The research, published in the journal Scientific Reports, compared the risks associated with 10 substances using the margin of exposure approach. This method compares a lethal dose of the drug with the dosage typically taken by recreational users. Substances tested included alcohol and nicotine, as well as illicit drugs including cocaine, heroin, ecstasy (MDMA) and methamphetamines.

It found that the mortality risk to individuals posed by cannabis was approximately 114 times less than that of alcohol. In fact, cannabis was the only substance to be classified as ‘low risk’. In contrast, alcohol posed the highest risk to individuals and was ranked alongside nicotine, cocaine and heroin as ‘high risk’.

In terms of risk posed to a population, alcohol was the only substance classified as ‘high risk’. However, the researchers noted that this was partly due to its wide availability and a lack of data on other illicit drugs.

This chart, by Vox, shows the rankings of alcohol and common drugs by the degree of harm they pose to individuals and society.

This chart, by Vox, shows the rankings of alcohol and common drugs by the degree of harm they pose to individuals and society.

The report said that many European governments adopted restrictive policies towards cannabis and other illicit drugs due to the perception that they are more harmful than alcohol and tobacco. “Specifically, the results confirm that the risk of cannabis may have been overestimated in the past,” the report said. “In contrast, the risk of alcohol may have been commonly underestimated.”

“The results make perfect sense. The ultra-low mortality of cannabis has long been recognized, with health harms greatly exaggerated,” said lead researcher Dr.
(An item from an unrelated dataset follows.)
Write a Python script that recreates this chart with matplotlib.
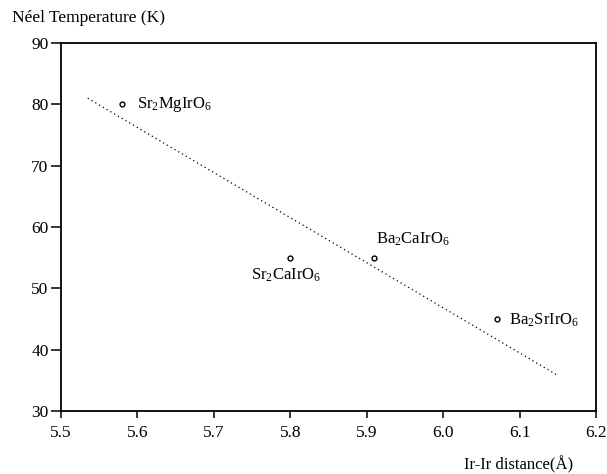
import matplotlib
matplotlib.use("Agg")
import matplotlib.pyplot as plt

plt.rcParams['font.family'] = ['Liberation Serif', 'DejaVu Serif']
plt.rcParams['mathtext.fontset'] = 'custom'
plt.rcParams['mathtext.rm'] = 'Liberation Serif'
plt.rcParams['mathtext.it'] = 'Liberation Serif:italic'
plt.rcParams['mathtext.bf'] = 'Liberation Serif:bold'

compounds = [r'Sr$_{\mathrm{2}}$MgIrO$_{\mathrm{6}}$', r'Sr$_{\mathrm{2}}$CaIrO$_{\mathrm{6}}$',
             r'Ba$_{\mathrm{2}}$CaIrO$_{\mathrm{6}}$', r'Ba$_{\mathrm{2}}$SrIrO$_{\mathrm{6}}$']
distance = [5.58, 5.80, 5.91, 6.07]
neel_T = [80, 55, 55, 45]
fit_x = [5.535, 6.15]
fit_y = [81.0, 35.8]
xticks = [5.5, 5.6, 5.7, 5.8, 5.9, 6.0, 6.1, 6.2]
xticklabels = ['5.5', '5.6', '5.7', '5.8', '5.9', '6.0', '6.1', '6.2']
yticks = [30, 40, 50, 60, 70, 80, 90]

fig = plt.figure(figsize=(6.07, 4.74), dpi=100)
ax = fig.add_axes([61/607, 63/474, 535/607, 368/474])

ax.plot(fit_x, fit_y, linestyle=(0, (1, 2.5)), color='black', linewidth=0.9)
ax.plot(distance, neel_T, linestyle='none', marker='o', markersize=3.5,
        markerfacecolor='white', markeredgecolor='black', markeredgewidth=1.0)

offsets = [(11, 0, 'left', 'center'), (-3, -13, 'center', 'center'),
           (1, 13, 'left', 'center'), (9, -1, 'left', 'center')]
for name, x, y, (dx, dy, ha, va) in zip(compounds, distance, neel_T, offsets):
    ax.annotate(name, (x, y), xytext=(dx, dy), textcoords='offset points',
                ha=ha, va=va, fontsize=12)

ax.set_xlim(5.5, 6.2)
ax.set_ylim(30, 90)
ax.set_xticks(xticks)
ax.set_xticklabels(xticklabels)
ax.set_yticks(yticks)
ax.tick_params(direction='out', width=1.1, labelsize=12.5, colors='black')
ax.tick_params(axis='y', length=7, pad=2)
ax.tick_params(axis='x', length=5, pad=5)
for s in ax.spines.values():
    s.set_linewidth(1.3)

fig.text(12/607, 1 - 18/474, 'Néel Temperature (K)', ha='left', va='center', fontsize=12.5)
fig.text(573/607, 1 - 465/474, 'Ir-Ir distance(Å)', ha='right', va='center', fontsize=12)

fig.savefig('out.png', dpi=100)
David Nutt, chair of neuropsychopharmacology at Imperial College London and former chair of the Advisory Council on the Misuse of Drugs I would recommend that cannabis be reinstated as a medicine, as the clear harms are well outweighed by the health benefits.”

The researchers go out of their way to point out that their results do not say what the actual risk specific to you would be — for instance, if you downed three beers vs. shot up a little bit of heroin. In that comparison, you’re probably going to be harmed more by the heroin. But extrapolate out to humans as a group and alcohol will kill many more people than heroin.

“Therefore,” the researchers state, “we can assess only in regards to mortality but not carcinogenicity or other long-term effects. The absence of such data is specifically relevant for compounds with low acute toxicity (such as cannabis), the risk of which may therefore be underestimated.”

The study concluded by suggesting that alcohol and tobacco should be prioritized in terms of risk management. It also suggested that governments legalize and regulate the distribution and use of cannabis, as opposed to the widespread current practice of prohibition.

As the Washington Post pointed out, the findings reaffirm drug-safety rankings developed over the past decade. But the timing of the study’s publication was rather apt as this week Alaska became the third U.S. state to legalize recreational use of marijuana.

Despite widespread decriminalization, cannabis is still classified as illegal in most European countries. Even in the Netherlands, famous for its liberal stance towards the drug, cannabis can only be purchased from licensed coffee shops. In 2001, Portugal decriminalized all drugs, meaning that most cases of personal use would not lead to prosecution.